In light of the many current global threats to human rights, including violent extremism, climate change, and deepening racial and economic disparities, the theme of this year’s event—Peace, Security and the Future of Conflict—has been on the minds of many at HU this year. Gbowee, who received the Nobel Peace Prize in 2011 for the nonviolence movement she founded to end Liberia’s Civil War, was a worthy selection for this year’s Human Rights Global Treasure Award due to her work improving conditions for women and girls in peace-buildling through education and economic inclusion, as well as for her work elevating solutions developed by the people closest to and most affected by a particular conflict. Gbowee’s approach is especially relevant given threats to women’s progress created by the Taliban takeover of Afghanistan and other conflicts around the world in 2021.   

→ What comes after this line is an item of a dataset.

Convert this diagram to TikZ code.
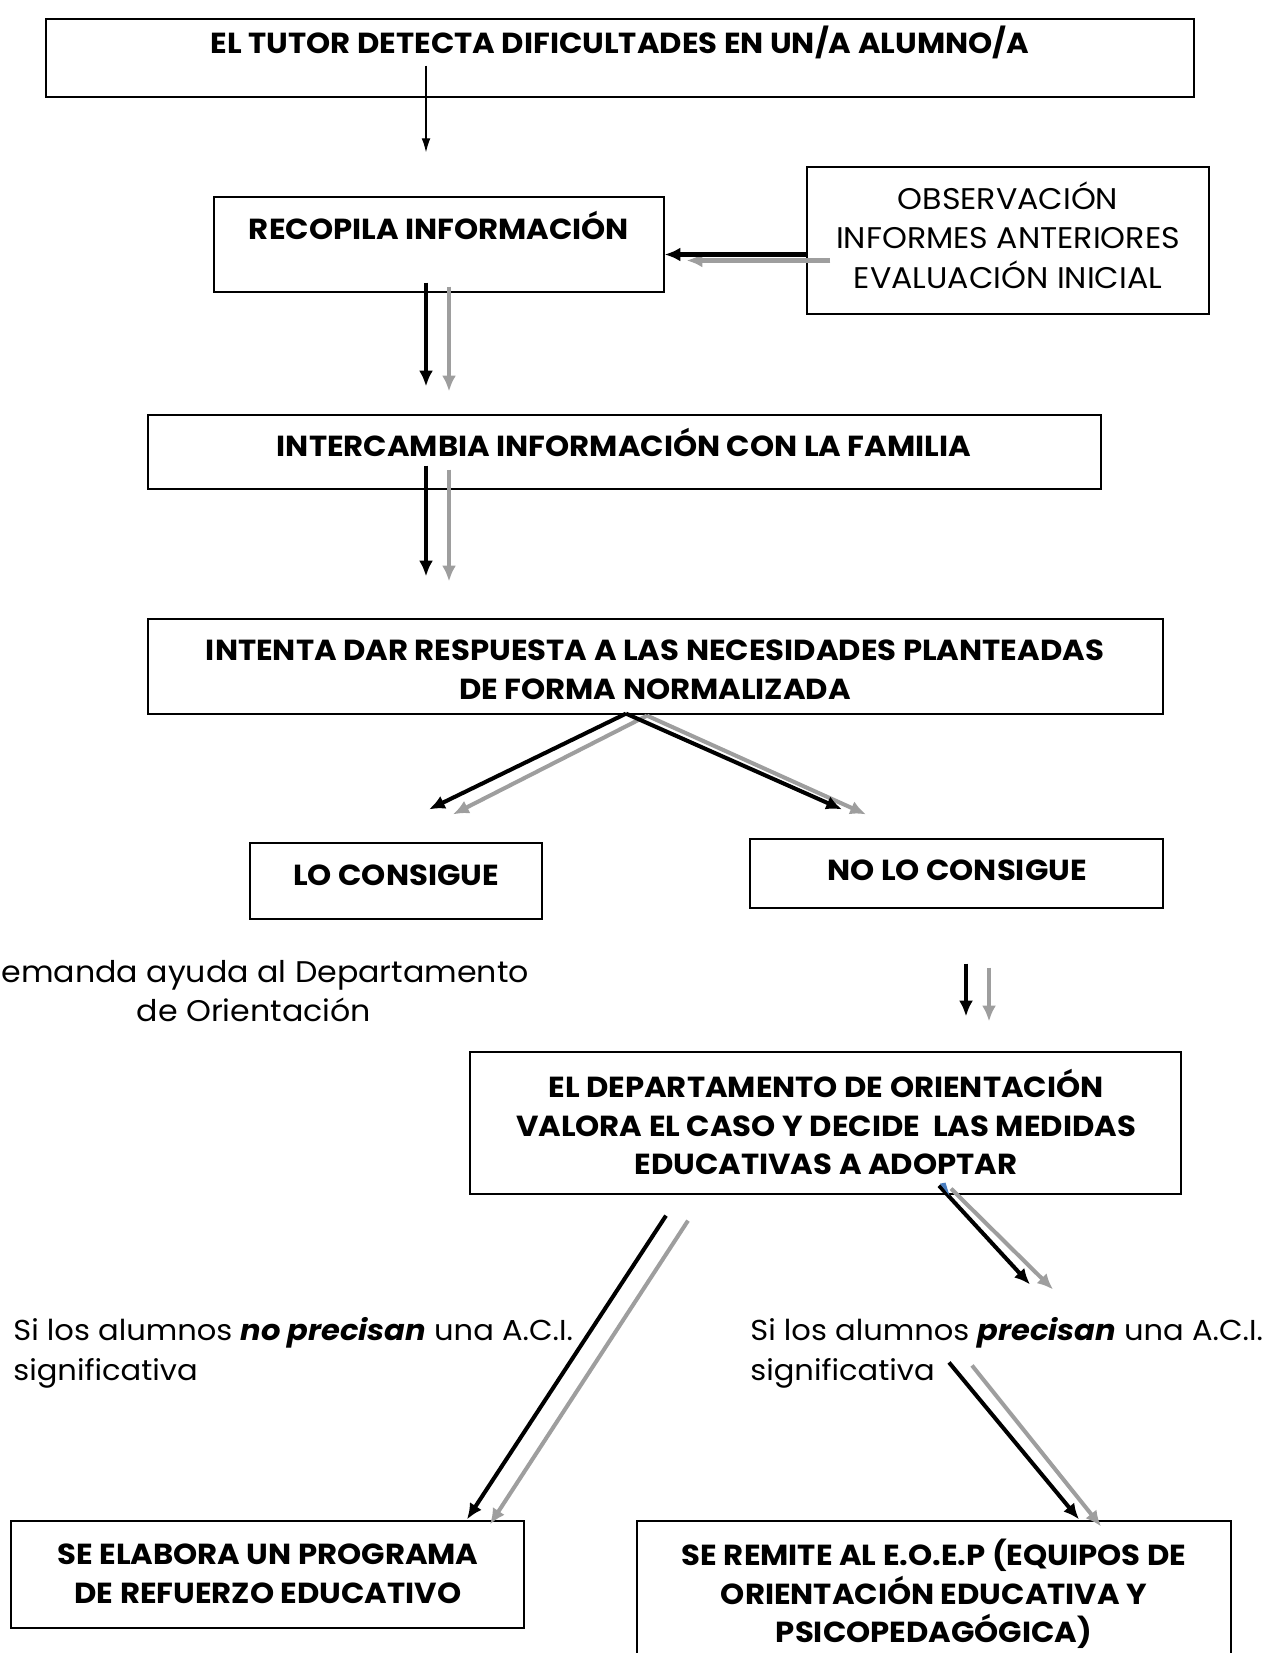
\documentclass[tikz,border=0pt]{standalone}
\usepackage{fontspec}
\setmainfont{Poppins}[FakeStretch=1.06]
\usepackage{xcolor}
\usetikzlibrary{calc, fit, shadows, arrows.meta}

\definecolor{azulpunta}{HTML}{4A7EC0}

\tikzset{
    caja/.style={draw, line width=0.7pt, fill=white, inner sep=0pt,
        drop shadow={shadow xshift=0.7pt, shadow yshift=-0.7pt, fill=black!55, opacity=1}},
    titulo/.style={font=\bfseries\fontsize{16.5}{22}\selectfont, align=center, inner sep=0pt},
    texto/.style={font=\fontsize{16.4}{22.5}\selectfont, inner sep=0pt},
    fina/.style={-{Latex[length=8pt,width=5pt]}, line width=0.7pt},
    negra/.style={-{Latex[length=9pt,width=8pt]}, line width=2.3pt},
    gris/.style={-{Latex[length=9pt,width=8pt]}, line width=2.3pt, color=black!38},
}

\begin{document}
\begin{tikzpicture}[x=0.02cm, y=-0.02cm]
    \useasboundingbox (0,0) rectangle (1270,1653);

    % 1. Cajas
    \node[caja, fit={(46,19) (1194,97)}] (tutor) {};
    \node[caja, fit={(214,197) (664,292)}] (recopila) {};
    \node[caja, fit={(807,167) (1209,314)}] (obs) {};
    \node[caja, fit={(148,415) (1101,489)}] (intercambia) {};
    \node[caja, fit={(148,619) (1163,714)}] (intenta) {};
    \node[caja, fit={(250,843) (542,919)}] (lo) {};
    \node[caja, fit={(750,839) (1163,908)}] (no) {};
    \node[caja, fit={(470,1052) (1181,1194)}] (dept) {};
    \node[caja, fit={(11,1521) (524,1628)}] (elabora) {};
    \node[caja, fit={(637,1521) (1231,1700)}] (remite) {};

    % 2. Textos
    \node[titulo] (tTutor) at (620,42) {EL TUTOR DETECTA DIFICULTADES EN UN/A ALUMNO/A};
    \node[titulo] (tRecopila) at (439,225) {RECOPILA INFORMACIÓN};
    \node[texto, font=\fontsize{17}{22.5}\selectfont, align=center] (tObs) at (1008,235)
        {OBSERVACIÓN\\INFORMES ANTERIORES\\EVALUACIÓN INICIAL};
    \node[titulo] (tInter) at (624,442) {INTERCAMBIA INFORMACIÓN CON LA FAMILIA};
    \node[titulo] (tIntenta) at (655,670)
        {INTENTA DAR RESPUESTA A LAS NECESIDADES PLANTEADAS\\DE FORMA NORMALIZADA};
    \node[titulo] (tLo) at (396,875) {LO CONSIGUE};
    \node[titulo] (tNo) at (957,870) {NO LO CONSIGUE};
    \node[texto, font=\fontsize{17}{22.5}\selectfont, align=center] (demanda) at (254,991)
        {Demanda ayuda al Departamento\\de Orientación};
    \node[titulo] (tDept) at (826,1122)
        {EL DEPARTAMENTO DE ORIENTACIÓN\\VALORA EL CASO Y DECIDE \ LAS MEDIDAS\\EDUCATIVAS A ADOPTAR};
    \node[texto, align=left, anchor=west] (sinoprec) at (13,1353)
        {Si los alumnos \textbf{\textit{no precisan}} una A.C.I.\\significativa};
    \node[texto, align=left, anchor=west] (siprec) at (750,1353)
        {Si los alumnos \textbf{\textit{precisan}} una A.C.I.\\significativa};
    \node[titulo] (tElabora) at (268,1574) {SE ELABORA UN PROGRAMA\\DE REFUERZO EDUCATIVO};
    \node[titulo] (tRemite) at (934,1594)
        {SE REMITE AL E.O.E.P (EQUIPOS DE\\ORIENTACIÓN EDUCATIVA Y\\PSICOPEDAGÓGICA)};

    % 3. Flechas
    \draw[fina] ([shift={(-194,-32)}]tutor.south) -- ([shift={(-13,-44)}]recopila.north);

    \draw[gris] ([shift={(24,20)}]obs.west) -- ([shift={(22,16)}]recopila.east);
    \draw[negra] ([shift={(0,14)}]obs.west) -- ([shift={(0,10)}]recopila.east);

    \draw[gris] ([shift={(10,-6)}]recopila.south) -- ([shift={(-175.5,-23)}]intercambia.north);
    \draw[negra] ([shift={(-13,-10)}]recopila.south) -- ([shift={(-198.5,-28)}]intercambia.north);

    \draw[gris] ([shift={(-175.5,-20)}]intercambia.south) -- ([shift={(-206.5,-37)}]intenta.north);
    \draw[negra] ([shift={(-198.5,-24)}]intercambia.south) -- ([shift={(-229.5,-42)}]intenta.north);

    \draw[gris] ([shift={(-8.5,1)}]intenta.south) -- ([shift={(57,-28)}]lo.north);
    \draw[gris] ([shift={(-8.5,1)}]intenta.south) -- ([shift={(-90.5,-24)}]no.north);
    \draw[negra] ([shift={(-29.5,-1)}]intenta.south) -- ([shift={(33,-33)}]lo.north);
    \draw[negra] ([shift={(-29.5,-1)}]intenta.south) -- ([shift={(-114.5,-29)}]no.north);

    \draw[gris] ([shift={(32.5,59)}]no.south) -- ([shift={(163.5,-30)}]dept.north);
    \draw[negra] ([shift={(9.5,55)}]no.south) -- ([shift={(140.5,-35)}]dept.north);

    \draw[gris] ([shift={(-137.5,26)}]dept.south) -- ([shift={(222.5,4)}]elabora.north);
    \draw[negra] ([shift={(-159.5,21)}]dept.south) -- ([shift={(199.5,-1)}]elabora.north);

    \draw[gris] ([shift={(125.5,-6)}]dept.south) -- ([shift={(303,-28)}]siprec.north west);
    \draw[negra] ([shift={(113.5,-9)}]dept.south) -- ([shift={(280,-33)}]siprec.north west);
    \fill[azulpunta] ([shift={(114.5,-11)}]dept.south) -- ([shift={(120,-12)}]dept.south)
        -- ([shift={(124,1)}]dept.south) -- cycle;

    \draw[gris] ([shift={(222,48)}]siprec.north west) -- ([shift={(167,6)}]remite.north);
    \draw[negra] ([shift={(199,45)}]siprec.north west) -- ([shift={(145,-1)}]remite.north);
\end{tikzpicture}
\end{document}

We’d like to especially thank the event’s other speakers, philanthropist Abigail Disney; Sarah Holewinski, Washington director at Human Rights Watch; Amina J. Mohammed, deputy secretary general of the United Nations; and Adela Raz, Afghanistan’s ambassador to the United States, for all of your deeply thoughtful tributes to Gbowee

As we look toward 2022, it’s clear that a paradigm shift in peacebuilding is still needed, which John Paul Ledarach pointed out as part of the event’s panel discussion. In a year where systems we took for granted have been slow to restart after grinding to a halt during the COVID-19 pandemic, we must look much more carefully at the mechanisms we’ve created and whether they are ethical or getting in the way of the proposed changes that people, at the deepest level, really want to pursue.